What you have to do | Quote the data below in full, minus the images.
· · · · · · ·
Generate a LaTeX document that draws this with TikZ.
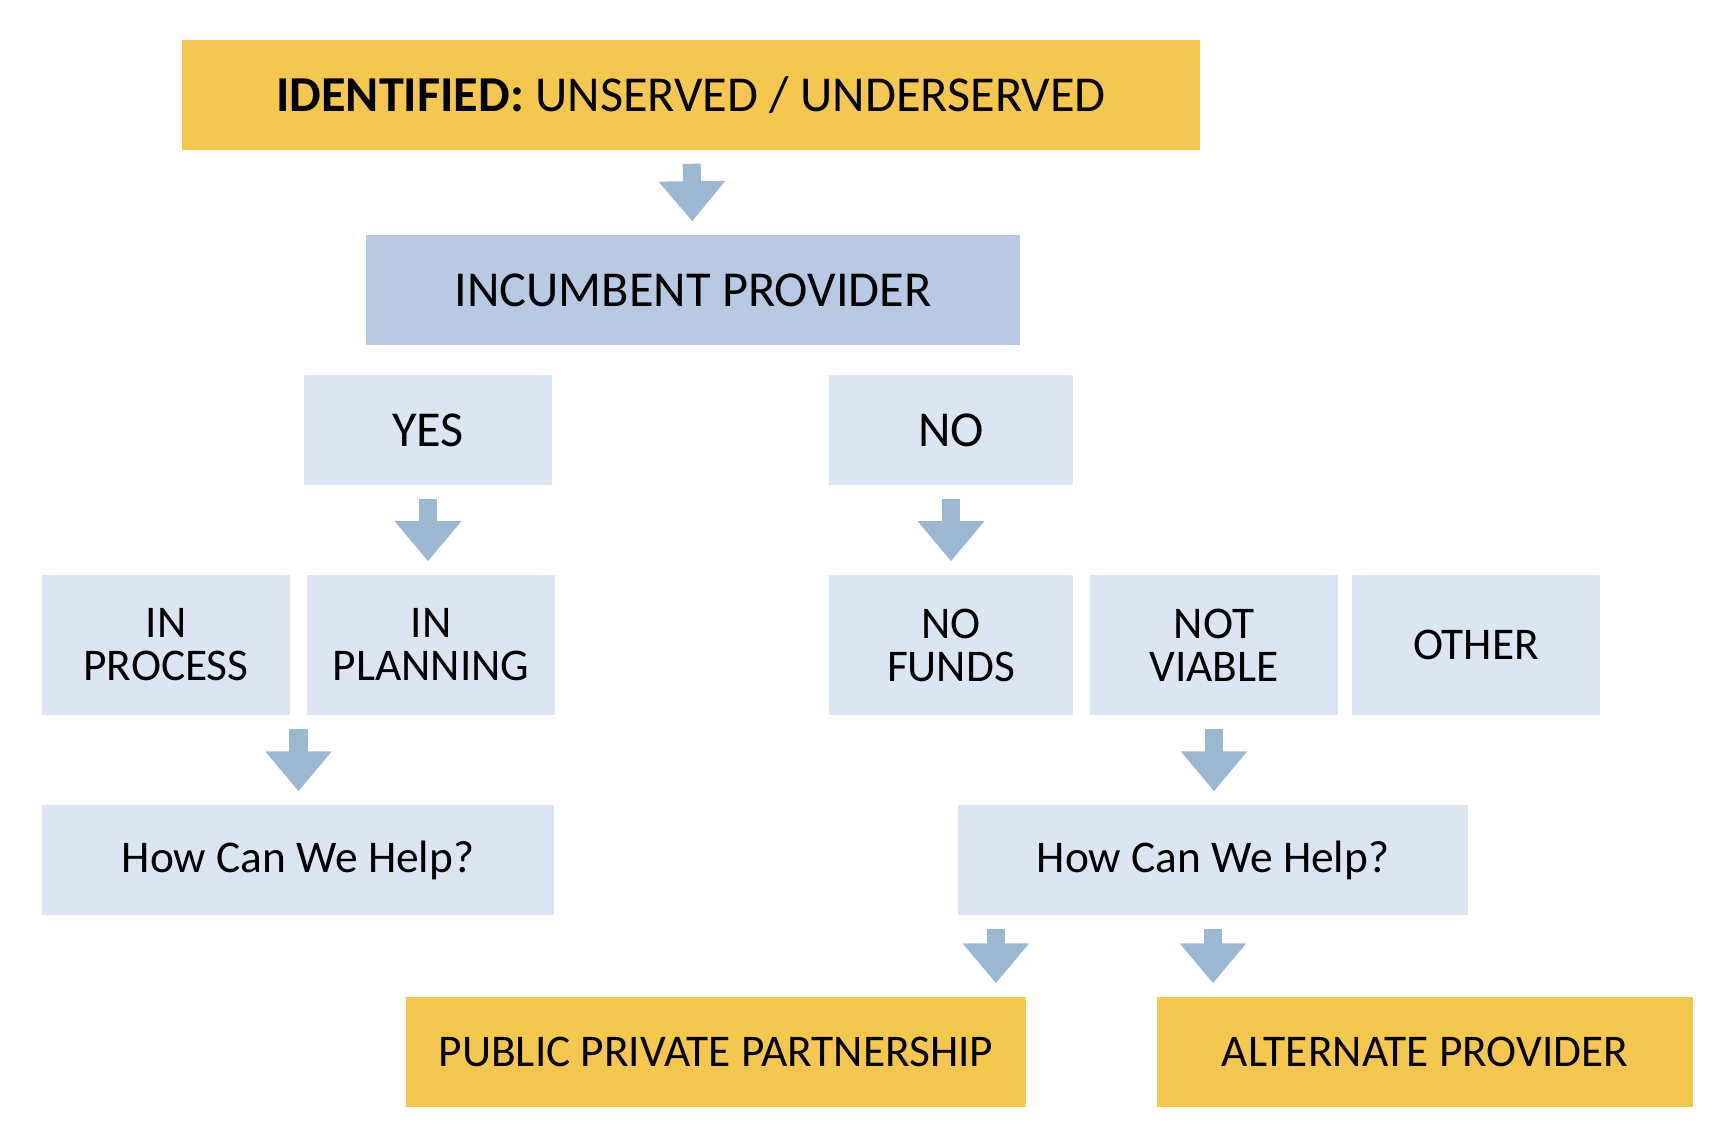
\documentclass[tikz,border=0pt]{standalone}
\usepackage{fontspec}
\setmainfont{Carlito}
\usepackage{xcolor}
\usepackage{tikz}
\usetikzlibrary{calc,arrows.meta}
\definecolor{gold}{HTML}{F4C74F}
\definecolor{midblue}{HTML}{B9C8E3}
\definecolor{paleblue}{HTML}{DCE6F2}
\definecolor{arrowblue}{HTML}{9CB7D1}
\tikzset{
  box/.style={inner sep=0pt, align=center, text=black, font=\fontsize{14.3}{13}\selectfont},
  small/.style={font=\fontsize{12.9}{12.2}\selectfont},
  goldbox/.style={box, fill=gold, minimum height=1.1cm},
  incbox/.style={box, fill=midblue, minimum height=1.1cm},
  palebox/.style={box, fill=paleblue, minimum height=1.1cm},
  tallbox/.style={box, small, fill=paleblue, minimum height=1.4cm, minimum width=2.47cm},
  flow/.style={draw=arrowblue, line width=0.18cm, shorten <=0.13cm, shorten >=0.13cm,
    -{Triangle[width=0.64cm, length=0.4cm]}},
}

\begin{document}
\begin{tikzpicture}[x=0.01cm, y=-0.01cm]
  \useasboundingbox[fill=white] (0,0) rectangle (1717,1138);

  % top of the chart
  \node[goldbox, minimum width=10.18cm] (ident) at (691,95)
    {\textbf{IDENTIFIED:} UNSERVED / UNDERSERVED};
  \node[incbox, minimum width=6.53cm] (incumb) at (693,290) {INCUMBENT PROVIDER};

  \node[palebox, minimum width=2.47cm] (yes) at (428,430) {YES};
  \node[palebox, minimum width=2.44cm] (no)  at (951,430) {NO};

  % second row
  \node[tallbox] (inproc)  at (166,645)  {IN\\PROCESS};
  \node[tallbox] (inplan)  at (431,645)  {IN\\PLANNING};
  \node[tallbox, minimum width=2.44cm] (nofunds) at (951,645) {NO\\FUNDS};
  \node[tallbox] (notviab) at (1214,645) {NOT\\VIABLE};
  \node[tallbox] (other)   at (1476,645) {OTHER};

  \node[palebox, small, minimum width=5.11cm] (helpL) at (298,860)  {How Can We Help?};
  \node[palebox, small, minimum width=5.10cm] (helpR) at (1213,860) {How Can We Help?};

  % outcomes
  \node[goldbox, small, minimum width=6.2cm]  (ppp) at (716,1052)  {PUBLIC PRIVATE PARTNERSHIP};
  \node[goldbox, small, minimum width=5.36cm] (alt) at (1425,1052) {ALTERNATE PROVIDER};

  \coordinate (pair) at ($(inproc.south east)!0.5!(inplan.south west)$);
  \coordinate (pppin) at ($(ppp.north east)+(-31,0)$);

  \draw[flow] (ident) -- (incumb);
  \draw[flow] (yes) -- (yes |- inplan.north);
  \draw[flow] (no) -- (nofunds);
  \draw[flow] (pair) -- (pair |- helpL.north);
  \draw[flow] (notviab) -- (notviab |- helpR.north);
  \draw[flow] (pppin |- helpR.south) -- (pppin);
  \draw[flow] (helpR.south) -- (helpR.south |- alt.north);
\end{tikzpicture}
\end{document}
· · · · · · ·
Solved problem |
Generate a LaTeX document that draws this with TikZ.
\documentclass[tikz,border=0pt]{standalone}
\usepackage{fontspec}
\setmainfont{Carlito}
\usepackage{xcolor}
\usepackage{tikz}
\usetikzlibrary{calc,arrows.meta}
\definecolor{gold}{HTML}{F4C74F}
\definecolor{midblue}{HTML}{B9C8E3}
\definecolor{paleblue}{HTML}{DCE6F2}
\definecolor{arrowblue}{HTML}{9CB7D1}
\tikzset{
  box/.style={inner sep=0pt, align=center, text=black, font=\fontsize{14.3}{13}\selectfont},
  small/.style={font=\fontsize{12.9}{12.2}\selectfont},
  goldbox/.style={box, fill=gold, minimum height=1.1cm},
  incbox/.style={box, fill=midblue, minimum height=1.1cm},
  palebox/.style={box, fill=paleblue, minimum height=1.1cm},
  tallbox/.style={box, small, fill=paleblue, minimum height=1.4cm, minimum width=2.47cm},
  flow/.style={draw=arrowblue, line width=0.18cm, shorten <=0.13cm, shorten >=0.13cm,
    -{Triangle[width=0.64cm, length=0.4cm]}},
}

\begin{document}
\begin{tikzpicture}[x=0.01cm, y=-0.01cm]
  \useasboundingbox[fill=white] (0,0) rectangle (1717,1138);

  % top of the chart
  \node[goldbox, minimum width=10.18cm] (ident) at (691,95)
    {\textbf{IDENTIFIED:} UNSERVED / UNDERSERVED};
  \node[incbox, minimum width=6.53cm] (incumb) at (693,290) {INCUMBENT PROVIDER};

  \node[palebox, minimum width=2.47cm] (yes) at (428,430) {YES};
  \node[palebox, minimum width=2.44cm] (no)  at (951,430) {NO};

  % second row
  \node[tallbox] (inproc)  at (166,645)  {IN\\PROCESS};
  \node[tallbox] (inplan)  at (431,645)  {IN\\PLANNING};
  \node[tallbox, minimum width=2.44cm] (nofunds) at (951,645) {NO\\FUNDS};
  \node[tallbox] (notviab) at (1214,645) {NOT\\VIABLE};
  \node[tallbox] (other)   at (1476,645) {OTHER};

  \node[palebox, small, minimum width=5.11cm] (helpL) at (298,860)  {How Can We Help?};
  \node[palebox, small, minimum width=5.10cm] (helpR) at (1213,860) {How Can We Help?};

  % outcomes
  \node[goldbox, small, minimum width=6.2cm]  (ppp) at (716,1052)  {PUBLIC PRIVATE PARTNERSHIP};
  \node[goldbox, small, minimum width=5.36cm] (alt) at (1425,1052) {ALTERNATE PROVIDER};

  \coordinate (pair) at ($(inproc.south east)!0.5!(inplan.south west)$);
  \coordinate (pppin) at ($(ppp.north east)+(-31,0)$);

  \draw[flow] (ident) -- (incumb);
  \draw[flow] (yes) -- (yes |- inplan.north);
  \draw[flow] (no) -- (nofunds);
  \draw[flow] (pair) -- (pair |- helpL.north);
  \draw[flow] (notviab) -- (notviab |- helpR.north);
  \draw[flow] (pppin |- helpR.south) -- (pppin);
  \draw[flow] (helpR.south) -- (helpR.south |- alt.north);
\end{tikzpicture}
\end{document}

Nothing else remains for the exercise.